Important key features of modern construction industry are
given below.
A. Complexity :-
The modern construction industry is highly mechanised and
complex; it involves complex interactions between a vast array of resources,
such as thousands, who are skilled in labour, equipment, such as, cranes, earth
movers, logistics etc., all interconnected into thousands of activities.
Activities may overlap simultaneously or in sequential discrete steps or even
randomly – a phenomenon more complex than found in ordinary factory or
manufacturing context.
B. Uniqueness :-
One way in which
construction differs from other industries is that no two projects are ever the
same. In other words each project is unique. This uniqueness of each project
is defined by the nature of the site of construction and is also influenced by
the weather, as well as, the ground conditions due to various site locations.
The construction supervisor and management team are critical to the success of
every construction project. They are responsible for ensuring plans and
specifications are adhered to and also, for managing the limited resources
available within budget and deliver the complete project on time. Since there
is little room for costly mistakes, it is incumbent on the supervisory team to
be vigilant to ensure that mistakes are detected instantly and corrected
immediately.
C. Mobility of
Facilities:-
One major difference
between the construction and mainstream manufacturing industries is that
products resulting from construction are stationary, while those, which results
from manufacturing, tend to be mobile during value addition. Construction
industry requires moving resources such as labour, equipment etc., from one
place to the other to create products under dynamic and hazardous working
conditions. Manufacturing industries on the other hand require products at
various stages of product lifecycle to move from one facility to the next for
value to be added. Products are standardized and easy to control unlike
construction where new techniques or modifications to existing techniques have
to be developed to deal with the constantly changing working environment.
D. Multiplicity of
Agencies :-
Many agencies are
involved in construction projects, from the conception of the product through
to the completion of the project. Each agency is expected to play a specific
role in the course to the project lifecycle. These agencies may include
governmental agencies, land authorities, planning agencies, fire department,
and Town and Country Planning Councils, etc. Their roles may differ but
basically, they ensure that the project complies with the laws of the land.
They carry out inspections and provide certifications for various activities on
site.
E. Organisation :-
The owner of the construction project normally advertises
the project and invites tenders from prospective contractors to undertake the
project. The contract is awarded to a successful bidder after a competitive bid
process. The winning contractor then engages the services of sub-contractors on
contracts to execute various planned activities within a specified time frame.

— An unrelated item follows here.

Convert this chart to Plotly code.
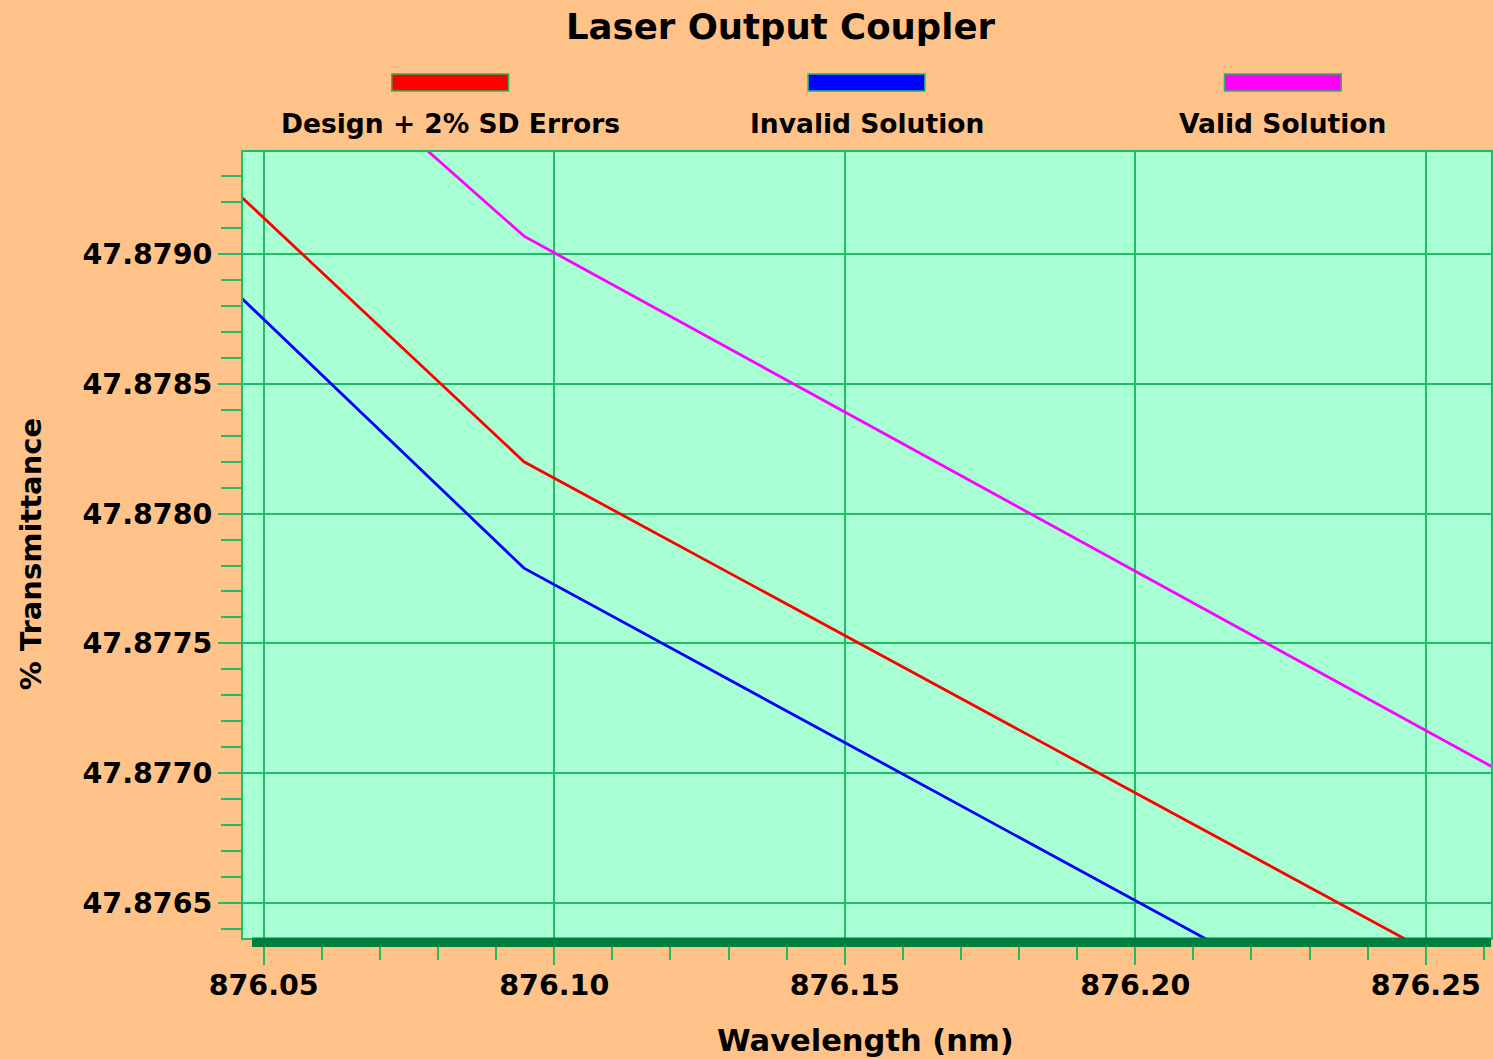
import plotly.graph_objects as go

# ---- data ----
wavelength = [876.000, 876.0948, 876.300]
design_2pct_sd = [47.88019, 47.87820, 47.87571]
invalid_solution = [47.87982, 47.87779, 47.87529]
valid_solution = [47.88095, 47.87907, 47.87655]

series_names = ["Design + 2% SD Errors", "Invalid Solution", "Valid Solution"]
series_values = [design_2pct_sd, invalid_solution, valid_solution]
series_colors = ["#FF0000", "#0000FF", "#FF00FF"]

x_range = [876.04644, 876.26122]
y_range = [47.8763639, 47.8793944]

PAPER = "#FFC389"
PLOT_BG = "#A8FFD4"
GRID = "#22BB66"
BAR = "#008040"
FONT = "DejaVu Sans"

W, H = 1493, 1059
ML, MR, MT, MB = 243, 0, 152, 121
PW, PH = W - ML - MR, H - MT - MB

fig = go.Figure()
for name, vals, col in zip(series_names, series_values, series_colors):
    fig.add_trace(go.Scatter(x=wavelength, y=vals, mode="lines", name=name,
                             line=dict(color=col, width=2.8), showlegend=False))

def px_x(p):
    return (p - ML) / PW

def px_y(p):
    return (H - MB - p) / PH

shapes = []
annotations = []
# legend swatches + labels
legend_left_px = [392, 809, 1226]
for name, col, lx in zip(series_names, series_colors, legend_left_px):
    shapes.append(dict(type="rect", xref="paper", yref="paper",
                       x0=px_x(lx), x1=px_x(lx + 117), y0=px_y(91), y1=px_y(74),
                       fillcolor=col, line=dict(color="#22BB66", width=1.5)))
    annotations.append(dict(xref="paper", yref="paper", x=px_x(lx + 58.5), y=px_y(123),
                            text="<b>" + name + "</b>", showarrow=False,
                            xanchor="center", yanchor="middle",
                            font=dict(family=FONT, size=26.5, color="black")))

# thick dark bar under the plot area
shapes.append(dict(type="rect", xref="paper", yref="paper",
                   x0=px_x(252), x1=1.0, y0=px_y(947), y1=px_y(937.5),
                   fillcolor=BAR, line=dict(width=0), layer="above"))

# title
annotations.append(dict(xref="paper", yref="paper", x=px_x(781), y=px_y(26),
                        text="<b>Laser Output Coupler</b>", showarrow=False,
                        xanchor="center", yanchor="middle",
                        font=dict(family=FONT, size=35.5, color="black")))
# axis titles
annotations.append(dict(xref="paper", yref="paper", x=px_x(866), y=px_y(1040),
                        text="<b>Wavelength (nm)</b>", showarrow=False,
                        xanchor="center", yanchor="middle",
                        font=dict(family=FONT, size=30.5, color="black")))
annotations.append(dict(xref="paper", yref="paper", x=px_x(31), y=px_y(554),
                        text="<b>% Transmittance</b>", showarrow=False, textangle=-90,
                        xanchor="center", yanchor="middle",
                        font=dict(family=FONT, size=29, color="black")))

fig.update_layout(
    width=W, height=H,
    margin=dict(l=ML, r=MR, t=MT, b=MB, pad=0),
    paper_bgcolor=PAPER, plot_bgcolor=PLOT_BG,
    shapes=shapes, annotations=annotations,
    font=dict(family=FONT, size=27, color="black"),
)
fig.update_xaxes(
    range=x_range, dtick=0.05, tick0=876.0, tickformat=".2f",
    showgrid=True, gridcolor=GRID, gridwidth=2,
    showline=True, linecolor=GRID, linewidth=2, mirror=True,
    ticks="outside", ticklen=25, tickwidth=2, tickcolor=GRID,
    minor=dict(dtick=0.01, tick0=876.0, ticks="outside", ticklen=20, tickwidth=2,
               tickcolor=GRID, showgrid=False),
    tickfont=dict(family=FONT, size=28.5, color="black", weight="bold"),
    ticklabelstandoff=-4,
    zeroline=False,
)
fig.update_yaxes(
    range=y_range, dtick=0.0005, tick0=47.8765, tickformat=".4f",
    showgrid=True, gridcolor=GRID, gridwidth=2,
    showline=True, linecolor=GRID, linewidth=2, mirror=True,
    ticks="outside", ticklen=23, tickwidth=2, tickcolor=GRID,
    minor=dict(dtick=0.0001, tick0=47.8765, ticks="outside", ticklen=20, tickwidth=2,
               tickcolor=GRID, showgrid=False),
    tickfont=dict(family=FONT, size=28.5, color="black", weight="bold"),
    zeroline=False,
)

fig.write_html("out.html", config={"displayModeBar": False},
               post_script="document.body.style.margin='0';")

Sub-contractors may also employ hundreds skilled workers to work on specialise
aspects of the project. During the construction of larger - scale projects, it
very common to have thousands of employees working on diverse aspects of the
project site. The complexity of large scale projects means that there is the
need of a great deal of organisation and management of a large group of people
who interact with each other in many ways to produce the final product within a
limited time period.
Three groups of people are normally involved in a typical
construction project:
· The owner
· The
engineering group which is made up of managers, architects, structural
engineers, and civil engineers etc.
· The
construction group consisting of a number of contractors and workers who
perform the actual work.
These 3 groups
interact in a well-organised way with no particular group having absolute
control. Each group has a set of unique functions to perform at specific
moments and their activities may overlap or occur sequentially. The owner is
expected to exercise control of the finance and quality control, the
engineering group ensures structural and aesthetic integrity while the
contractor motivates the workforce to execute the work professionally and to a
very high standard to meet the deadline.
The main categories of activities of a construction project
include:
i.
Design and planning
ii.
Executing construction work
iii.
Supervision and inspection
F. Finance :-
Financial activities involved in construction can be
classified into the following categories:
1. Investments in fixed assets, such as, tools, equipment,
machinery, cantering, and shuttering, etc.

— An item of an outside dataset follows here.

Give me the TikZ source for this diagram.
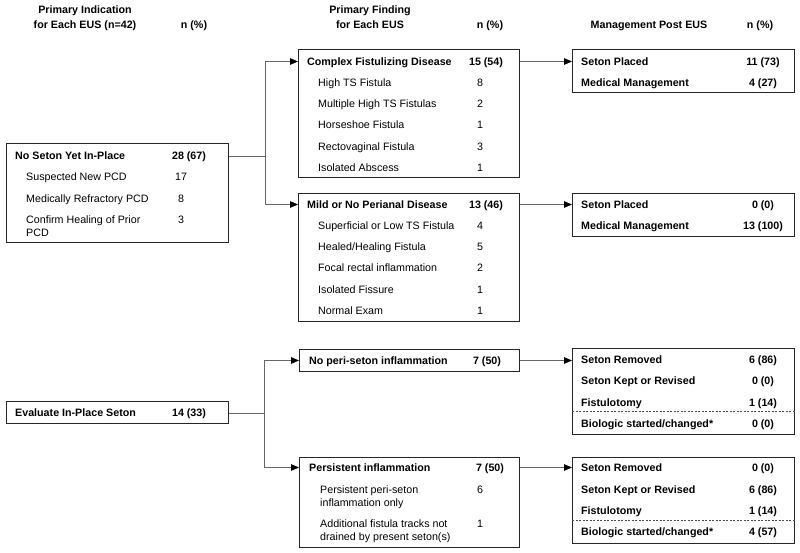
\documentclass[tikz,border=0pt]{standalone}
\usepackage{fontspec}
\setmainfont{Liberation Sans}
\usetikzlibrary{arrows.meta}
\begin{document}
\fontsize{10.7}{13.2}\selectfont
\begin{tikzpicture}[x=1pt,y=-1pt]
    \tikzset{
        box/.style={draw=black!85, line width=1.2pt, anchor=north west, inner sep=0pt},
        row/.style={anchor=west, inner sep=0pt, text height=7.7pt, text depth=0pt},
        hrow/.style={row, font=\bfseries},
        num/.style={inner sep=0pt, text height=7.7pt, text depth=0pt},
        hnum/.style={num, font=\bfseries},
        wrap/.style={anchor=north west, inner sep=0pt, align=left},
        link/.style={draw=black!60, line width=1pt},
        arr/.style={link, -{Triangle[length=8pt,width=6.5pt,color=black]}},
        sep/.style={draw=black!70, line width=0.8pt, dash pattern=on 2pt off 1.5pt}}
    \useasboundingbox (0,0) rectangle (800,552);
    % column heads
    \node[hnum] (h1a) at (85,10) {Primary Indication};
    \node[hnum] (h1b) at (85,25) {for Each EUS (n=42)};
    \node[hnum] (h1n) at (194,25) {n (\%)};
    \node[hnum] (h2a) at (370,10) {Primary Finding};
    \node[hnum] (h2b) at (370,25) {for Each EUS};
    \node[hnum] (h2n) at (490,25) {n (\%)};
    \node[hnum] (h3a) at (649,25) {Management Post EUS};
    \node[hnum] (h3n) at (760,25) {n (\%)};
    % primary indication
    \node[box, minimum width=222pt, minimum height=99pt] (noseton) at (6,143) {};
    \node[hrow] (nst) at (15,155.5) {No Seton Yet In-Place};
    \node[hnum] (nsn) at (189,155.5) {28 (67)};
    \foreach \t/\n [count=\i] in {Suspected New PCD/17, Medically Refractory PCD/8}{
        \node[row] (ns\i) at (26,{155.5+21.5*\i}) {\t};
        \node[num] (nsn\i) at (181,{155.5+21.5*\i}) {\n};}
    \node[wrap] (ns3) at (26,215.5) {Confirm Healing of Prior\\PCD};
    \node[num] (nsn3) at (181,219.5) {3};
    \node[box, minimum width=222pt, minimum height=22pt] (evalseton) at (6,401) {};
    \node[hrow] (evt) at (15,412.5) {Evaluate In-Place Seton};
    \node[hnum] (evn) at (189,412.5) {14 (33)};
    % primary finding
    \node[box, minimum width=221pt, minimum height=128pt] (complex) at (298,49) {};
    \node[hrow] (cft) at (307,61.5) {Complex Fistulizing Disease};
    \node[hnum] (cfn) at (486,61.5) {15 (54)};
    \foreach \t/\n [count=\i] in {High TS Fistula/8, Multiple High TS Fistulas/2,
        Horseshoe Fistula/1, Rectovaginal Fistula/3, Isolated Abscess/1}{
        \node[row] (cf\i) at (318,{61.5+21.2*\i}) {\t};
        \node[num] (cfn\i) at (480,{61.5+21.2*\i}) {\n};}
    \node[box, minimum width=221pt, minimum height=128pt] (mild) at (298,193) {};
    \node[hrow] (mdt) at (307,204.5) {Mild or No Perianal Disease};
    \node[hnum] (mdn) at (486,204.5) {13 (46)};
    \foreach \t/\n [count=\i] in {Superficial or Low TS Fistula/4, {Healed/Healing Fistula}/5,
        Focal rectal inflammation/2, Isolated Fissure/1, Normal Exam/1}{
        \node[row] (md\i) at (318,{204.5+21.2*\i}) {\t};
        \node[num] (mdn\i) at (480,{204.5+21.2*\i}) {\n};}
    \node[box, minimum width=220pt, minimum height=22pt] (noperi) at (299,349) {};
    \node[hrow] (npt) at (309,360.5) {No peri-seton inflammation};
    \node[hnum] (npn) at (487,360.5) {7 (50)};
    \node[box, minimum width=220pt, minimum height=90pt] (persist) at (299,457) {};
    \node[hrow] (pit) at (309,467.5) {Persistent inflammation};
    \node[hnum] (pin) at (490,467.5) {7 (50)};
    \node[wrap] (pi1) at (320,485.5) {Persistent peri-seton\\inflammation only};
    \node[num] (pin1) at (480,489.5) {6};
    \node[wrap] (pi2) at (320,519.5) {Additional fistula tracks not\\drained by present seton(s)};
    \node[num] (pin2) at (480,523.5) {1};
    % management post EUS
    \node[box, minimum width=222pt, minimum height=43pt] (placedA) at (572,49) {};
    \foreach \t/\n [count=\i from 0] in {Seton Placed/11 (73), Medical Management/4 (27)}{
        \node[hrow] (pa\i) at (581,{61.5+21*\i}) {\t};
        \node[hnum] (pan\i) at (763,{61.5+21*\i}) {\n};}
    \node[box, minimum width=222pt, minimum height=43pt] (placedB) at (572,193) {};
    \foreach \t/\n [count=\i from 0] in {Seton Placed/0 (0), Medical Management/13 (100)}{
        \node[hrow] (pb\i) at (581,{204.5+21*\i}) {\t};
        \node[hnum] (pbn\i) at (763,{204.5+21*\i}) {\n};}
    \node[box, minimum width=222pt, minimum height=86pt] (removedA) at (572,348) {};
    \foreach \t/\n [count=\i from 0] in {Seton Removed/6 (86), Seton Kept or Revised/0 (0), Fistulotomy/1 (14)}{
        \node[hrow] (ra\i) at (581,{359.5+21.5*\i}) {\t};
        \node[hnum] (ran\i) at (763,{359.5+21.5*\i}) {\n};}
    \draw[sep] ([yshift=-63.5pt]removedA.north west) -- ([yshift=-63.5pt]removedA.north east);
    \node[hrow] (ra3) at (581,423.5) {Biologic started/changed*};
    \node[hnum] (ran3) at (763,423.5) {0 (0)};
    \node[box, minimum width=222pt, minimum height=86pt] (removedB) at (572,457) {};
    \foreach \t/\n [count=\i from 0] in {Seton Removed/0 (0), Seton Kept or Revised/6 (86), Fistulotomy/1 (14)}{
        \node[hrow] (rb\i) at (581,{468+21.5*\i}) {\t};
        \node[hnum] (rbn\i) at (763,{468+21.5*\i}) {\n};}
    \draw[sep] ([yshift=-63.5pt]removedB.north west) -- ([yshift=-63.5pt]removedB.north east);
    \node[hrow] (rb3) at (581,532) {Biologic started/changed*};
    \node[hnum] (rbn3) at (763,532) {4 (57)};
    % connectors
    \coordinate (ja) at (265,156);
    \draw[link] (noseton.east |- ja) -- (ja);
    \draw[arr] (ja) |- (complex.west |- cft);
    \draw[arr] (ja) |- (mild.west |- mdt);
    \draw[arr] (complex.east |- cft) -- (placedA.west |- cft);
    \draw[arr] (mild.east |- mdt) -- (placedB.west |- mdt);
    \coordinate (jb) at (264,413);
    \draw[link] (evalseton.east |- jb) -- (jb);
    \draw[arr] (jb) |- (noperi.west |- npt);
    \draw[arr] (jb) |- (persist.west |- pit);
    \draw[arr] (noperi.east |- npt) -- (removedA.west |- npt);
    \draw[arr] (persist.east |- pit) -- (removedB.west |- pit);
\end{tikzpicture}
\end{document}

2. Short-term finances, such as, earnest money and security
deposits to meet the cash flow requirements at construction sites
3. Investment in future through education, training,
research, and development of human resource and technologies
4. Overheads in salaries and establishment other expenses
relating to advertisement and public relations, legal expenses and other
related expenses required for the project to run smoothly
Funding sources include credit facilities, loans, and
securities. Most times, the construction industry experiences cash flow issues
due to the blockage of security deposits, earnest money, and delayed payment of
bills, among many other impediments.
G. Management :-
Since most companies HQs are far from the project site, it
becomes difficult for the management to provide direct supervision and control
of activities. This makes most projects workforce autonomous in tackling their
responsibilities. This makes it imperative to have available well-trained
personnel who would executive their mandated activities professionally and on
time to achieve satisfactorily high quality products.